++++ Material ++++
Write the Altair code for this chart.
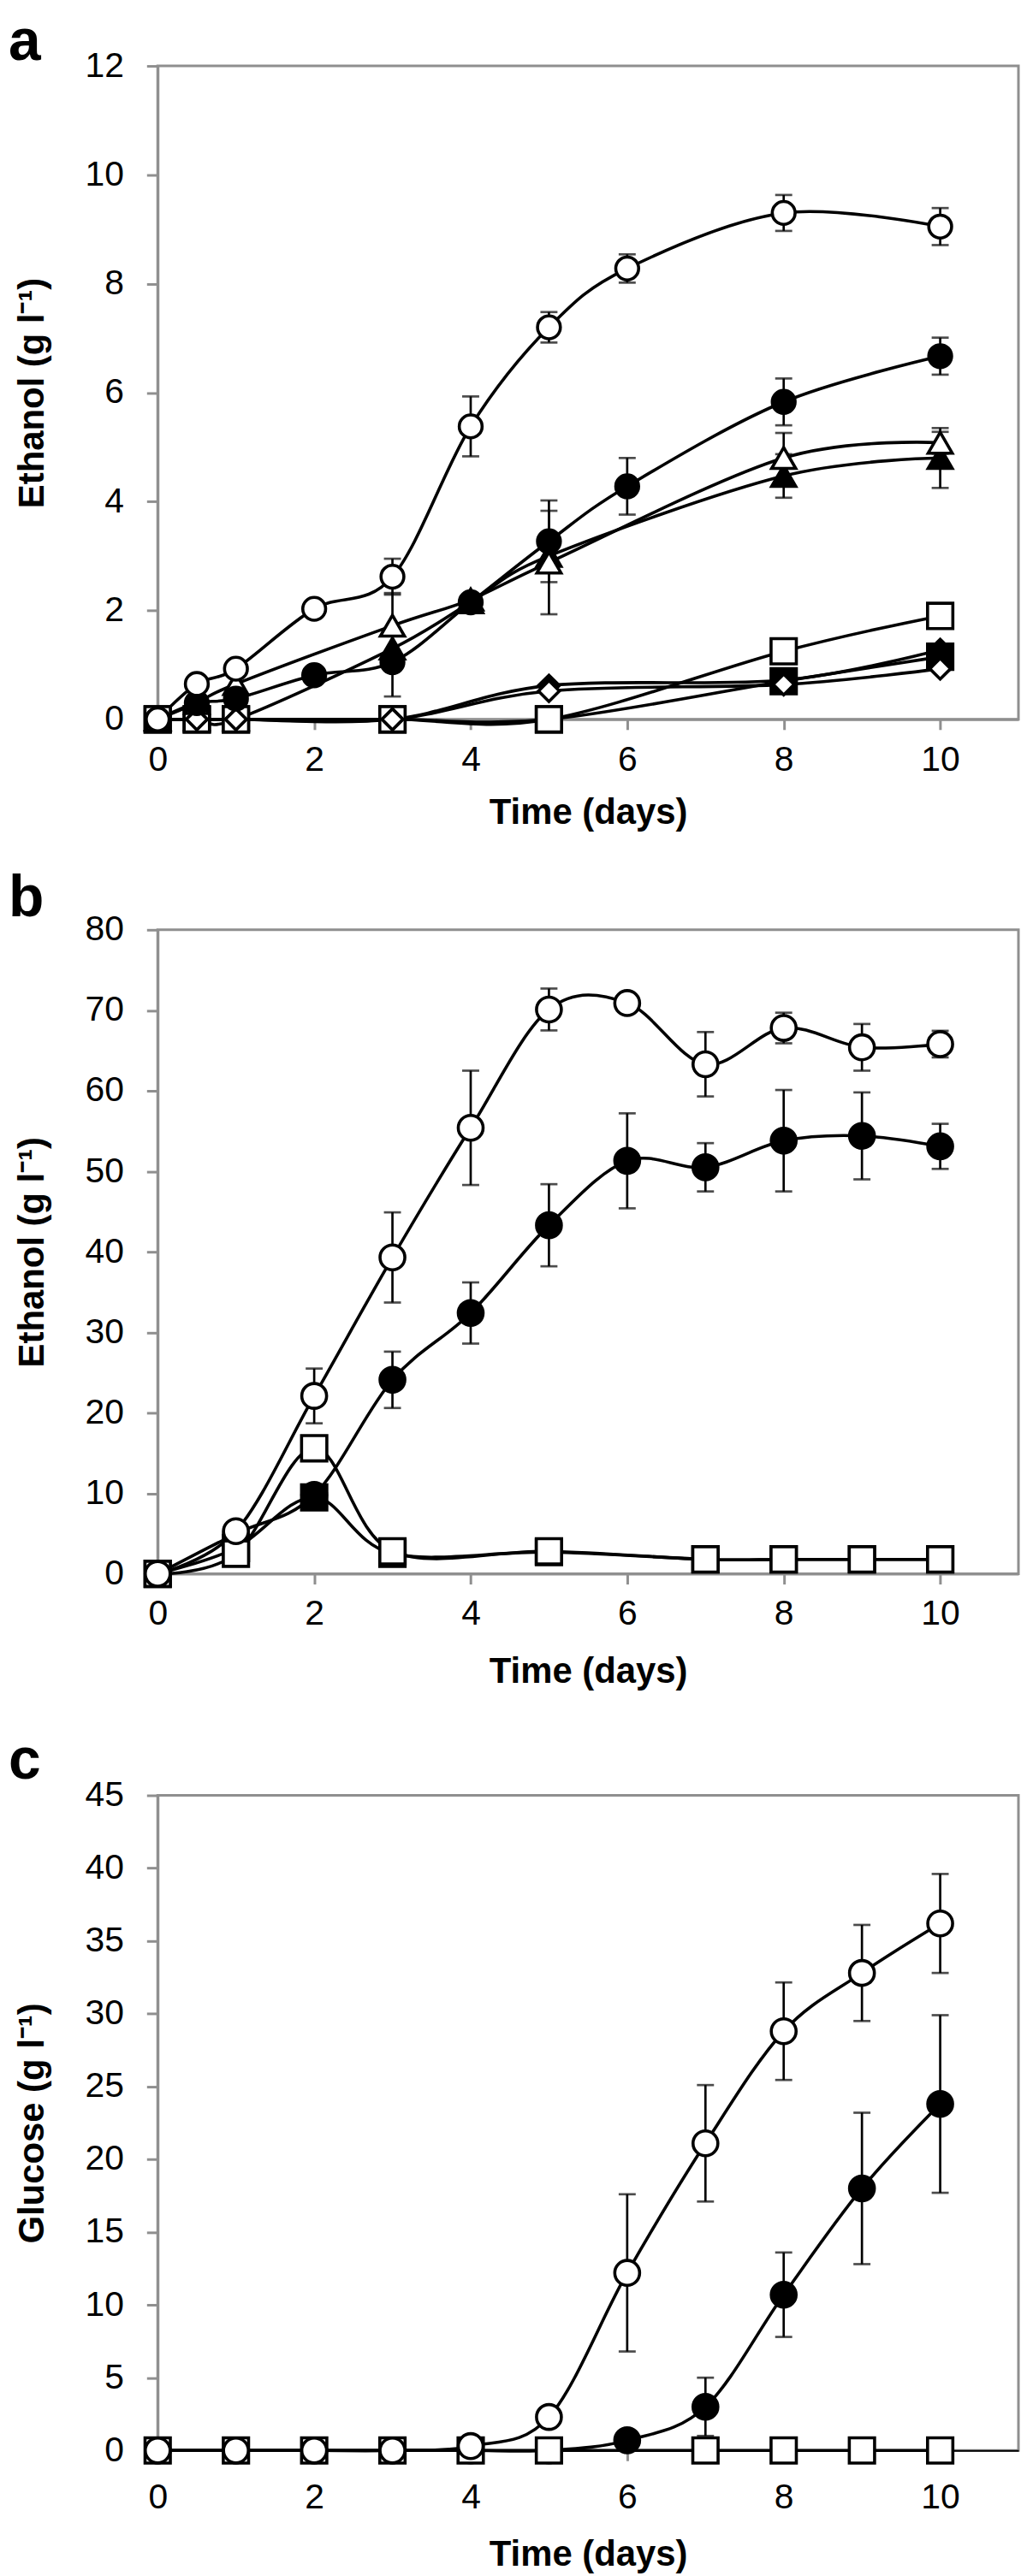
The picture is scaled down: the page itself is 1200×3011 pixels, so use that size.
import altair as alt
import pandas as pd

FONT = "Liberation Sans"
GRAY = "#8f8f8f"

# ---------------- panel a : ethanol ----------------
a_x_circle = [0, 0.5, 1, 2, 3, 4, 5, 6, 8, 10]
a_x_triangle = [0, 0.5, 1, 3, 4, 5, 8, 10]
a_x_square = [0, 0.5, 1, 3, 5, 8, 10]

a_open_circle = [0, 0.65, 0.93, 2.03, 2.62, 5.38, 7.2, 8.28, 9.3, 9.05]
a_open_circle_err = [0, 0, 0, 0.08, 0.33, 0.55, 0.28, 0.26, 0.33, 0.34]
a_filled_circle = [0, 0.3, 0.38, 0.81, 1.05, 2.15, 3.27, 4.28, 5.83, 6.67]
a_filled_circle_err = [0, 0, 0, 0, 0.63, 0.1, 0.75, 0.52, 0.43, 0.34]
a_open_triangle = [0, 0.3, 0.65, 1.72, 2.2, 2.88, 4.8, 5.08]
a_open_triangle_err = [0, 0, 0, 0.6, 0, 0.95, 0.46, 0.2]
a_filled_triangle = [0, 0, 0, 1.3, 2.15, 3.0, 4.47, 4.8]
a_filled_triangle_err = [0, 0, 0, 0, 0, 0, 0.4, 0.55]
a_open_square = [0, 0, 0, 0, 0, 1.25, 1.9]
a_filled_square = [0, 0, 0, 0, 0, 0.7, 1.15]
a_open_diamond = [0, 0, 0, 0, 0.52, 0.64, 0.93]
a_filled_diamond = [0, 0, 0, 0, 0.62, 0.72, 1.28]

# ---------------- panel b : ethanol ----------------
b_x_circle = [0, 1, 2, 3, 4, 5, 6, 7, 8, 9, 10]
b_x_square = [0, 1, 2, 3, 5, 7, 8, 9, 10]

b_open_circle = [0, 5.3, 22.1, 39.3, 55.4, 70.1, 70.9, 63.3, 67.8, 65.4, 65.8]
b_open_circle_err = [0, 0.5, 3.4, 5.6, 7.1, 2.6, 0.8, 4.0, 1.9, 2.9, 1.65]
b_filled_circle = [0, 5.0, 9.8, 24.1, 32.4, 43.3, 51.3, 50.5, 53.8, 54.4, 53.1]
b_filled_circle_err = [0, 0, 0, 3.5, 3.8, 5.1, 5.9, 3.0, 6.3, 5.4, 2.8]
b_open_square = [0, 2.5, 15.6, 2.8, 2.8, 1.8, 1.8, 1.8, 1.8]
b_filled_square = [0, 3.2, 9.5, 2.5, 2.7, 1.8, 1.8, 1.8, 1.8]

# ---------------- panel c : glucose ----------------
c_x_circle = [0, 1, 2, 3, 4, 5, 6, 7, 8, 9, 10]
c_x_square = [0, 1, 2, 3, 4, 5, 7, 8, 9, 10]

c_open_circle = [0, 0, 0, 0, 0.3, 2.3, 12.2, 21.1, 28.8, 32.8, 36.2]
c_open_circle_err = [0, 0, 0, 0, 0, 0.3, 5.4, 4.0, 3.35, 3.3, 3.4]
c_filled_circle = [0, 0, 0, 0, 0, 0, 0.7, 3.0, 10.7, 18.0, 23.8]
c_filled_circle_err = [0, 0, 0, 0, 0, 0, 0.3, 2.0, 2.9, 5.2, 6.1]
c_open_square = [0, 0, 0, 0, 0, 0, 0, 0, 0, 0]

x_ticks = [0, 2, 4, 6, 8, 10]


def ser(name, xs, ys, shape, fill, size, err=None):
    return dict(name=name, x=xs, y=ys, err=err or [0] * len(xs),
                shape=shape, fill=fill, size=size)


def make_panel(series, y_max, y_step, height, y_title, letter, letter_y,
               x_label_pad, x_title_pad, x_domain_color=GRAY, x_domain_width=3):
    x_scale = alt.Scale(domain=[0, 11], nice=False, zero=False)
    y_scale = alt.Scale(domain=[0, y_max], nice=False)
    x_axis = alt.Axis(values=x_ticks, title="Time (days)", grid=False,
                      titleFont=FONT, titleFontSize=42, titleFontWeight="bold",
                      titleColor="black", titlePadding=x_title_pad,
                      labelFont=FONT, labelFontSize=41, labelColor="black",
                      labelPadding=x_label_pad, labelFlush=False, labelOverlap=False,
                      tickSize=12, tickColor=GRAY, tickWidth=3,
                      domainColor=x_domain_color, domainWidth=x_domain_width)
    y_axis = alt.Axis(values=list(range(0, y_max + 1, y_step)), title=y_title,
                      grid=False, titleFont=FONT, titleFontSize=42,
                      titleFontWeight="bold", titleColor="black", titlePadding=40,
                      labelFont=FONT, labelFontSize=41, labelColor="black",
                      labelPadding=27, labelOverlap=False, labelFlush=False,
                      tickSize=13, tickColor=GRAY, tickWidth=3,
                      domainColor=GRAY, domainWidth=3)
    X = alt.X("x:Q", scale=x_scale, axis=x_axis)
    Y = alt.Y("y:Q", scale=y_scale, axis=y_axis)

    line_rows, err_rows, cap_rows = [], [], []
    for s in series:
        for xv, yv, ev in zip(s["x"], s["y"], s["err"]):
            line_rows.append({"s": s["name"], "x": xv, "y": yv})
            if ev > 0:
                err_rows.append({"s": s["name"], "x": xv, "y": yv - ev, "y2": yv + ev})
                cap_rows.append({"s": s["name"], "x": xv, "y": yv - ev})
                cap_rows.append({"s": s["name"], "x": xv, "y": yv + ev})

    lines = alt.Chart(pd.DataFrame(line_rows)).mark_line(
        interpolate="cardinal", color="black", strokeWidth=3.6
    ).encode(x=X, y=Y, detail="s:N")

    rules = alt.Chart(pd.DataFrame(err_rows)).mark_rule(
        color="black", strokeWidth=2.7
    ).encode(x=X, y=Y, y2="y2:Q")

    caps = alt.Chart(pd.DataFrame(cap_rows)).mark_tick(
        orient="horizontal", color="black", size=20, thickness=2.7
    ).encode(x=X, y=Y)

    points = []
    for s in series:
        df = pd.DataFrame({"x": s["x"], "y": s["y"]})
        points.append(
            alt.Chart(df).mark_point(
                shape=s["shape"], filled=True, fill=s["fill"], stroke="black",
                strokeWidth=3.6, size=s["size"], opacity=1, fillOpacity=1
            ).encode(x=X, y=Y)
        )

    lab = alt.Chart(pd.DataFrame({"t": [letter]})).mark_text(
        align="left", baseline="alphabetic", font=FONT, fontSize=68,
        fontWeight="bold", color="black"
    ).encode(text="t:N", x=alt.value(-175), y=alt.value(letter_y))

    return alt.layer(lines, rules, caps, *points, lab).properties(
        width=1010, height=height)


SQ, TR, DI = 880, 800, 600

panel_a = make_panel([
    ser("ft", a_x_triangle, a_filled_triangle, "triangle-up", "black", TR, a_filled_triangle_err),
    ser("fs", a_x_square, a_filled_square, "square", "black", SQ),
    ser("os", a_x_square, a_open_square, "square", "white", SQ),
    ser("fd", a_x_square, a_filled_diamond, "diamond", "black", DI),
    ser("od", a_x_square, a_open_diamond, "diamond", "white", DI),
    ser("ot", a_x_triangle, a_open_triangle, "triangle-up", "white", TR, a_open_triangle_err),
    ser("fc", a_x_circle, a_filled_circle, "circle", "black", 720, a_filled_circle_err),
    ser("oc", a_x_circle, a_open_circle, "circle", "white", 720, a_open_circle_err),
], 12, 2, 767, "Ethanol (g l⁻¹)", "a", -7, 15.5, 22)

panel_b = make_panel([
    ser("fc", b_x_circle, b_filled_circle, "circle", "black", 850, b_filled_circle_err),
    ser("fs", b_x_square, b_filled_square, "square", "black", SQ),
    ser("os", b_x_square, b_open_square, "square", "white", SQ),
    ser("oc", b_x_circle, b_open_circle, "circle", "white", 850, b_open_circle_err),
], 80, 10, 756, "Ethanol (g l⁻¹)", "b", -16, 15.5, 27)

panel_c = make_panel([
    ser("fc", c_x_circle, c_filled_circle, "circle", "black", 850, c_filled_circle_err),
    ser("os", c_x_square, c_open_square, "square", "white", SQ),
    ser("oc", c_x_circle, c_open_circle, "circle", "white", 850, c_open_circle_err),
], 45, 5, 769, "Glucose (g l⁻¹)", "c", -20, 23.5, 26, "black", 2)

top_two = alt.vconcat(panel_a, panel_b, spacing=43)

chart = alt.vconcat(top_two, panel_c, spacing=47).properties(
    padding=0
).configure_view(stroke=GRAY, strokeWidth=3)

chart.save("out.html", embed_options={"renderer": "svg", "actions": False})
++++
Exercise details >>
Return exactly what appears from the opening line of the material through the line with "a_filled_diamond = [0, 0, 0, 0, 0.62, 0.72, 1.28]", apart from the pictures.

Reply to the task >>
Write the Altair code for this chart.
The picture is scaled down: the page itself is 1200×3011 pixels, so use that size.
import altair as alt
import pandas as pd

FONT = "Liberation Sans"
GRAY = "#8f8f8f"

# ---------------- panel a : ethanol ----------------
a_x_circle = [0, 0.5, 1, 2, 3, 4, 5, 6, 8, 10]
a_x_triangle = [0, 0.5, 1, 3, 4, 5, 8, 10]
a_x_square = [0, 0.5, 1, 3, 5, 8, 10]

a_open_circle = [0, 0.65, 0.93, 2.03, 2.62, 5.38, 7.2, 8.28, 9.3, 9.05]
a_open_circle_err = [0, 0, 0, 0.08, 0.33, 0.55, 0.28, 0.26, 0.33, 0.34]
a_filled_circle = [0, 0.3, 0.38, 0.81, 1.05, 2.15, 3.27, 4.28, 5.83, 6.67]
a_filled_circle_err = [0, 0, 0, 0, 0.63, 0.1, 0.75, 0.52, 0.43, 0.34]
a_open_triangle = [0, 0.3, 0.65, 1.72, 2.2, 2.88, 4.8, 5.08]
a_open_triangle_err = [0, 0, 0, 0.6, 0, 0.95, 0.46, 0.2]
a_filled_triangle = [0, 0, 0, 1.3, 2.15, 3.0, 4.47, 4.8]
a_filled_triangle_err = [0, 0, 0, 0, 0, 0, 0.4, 0.55]
a_open_square = [0, 0, 0, 0, 0, 1.25, 1.9]
a_filled_square = [0, 0, 0, 0, 0, 0.7, 1.15]
a_open_diamond = [0, 0, 0, 0, 0.52, 0.64, 0.93]
a_filled_diamond = [0, 0, 0, 0, 0.62, 0.72, 1.28]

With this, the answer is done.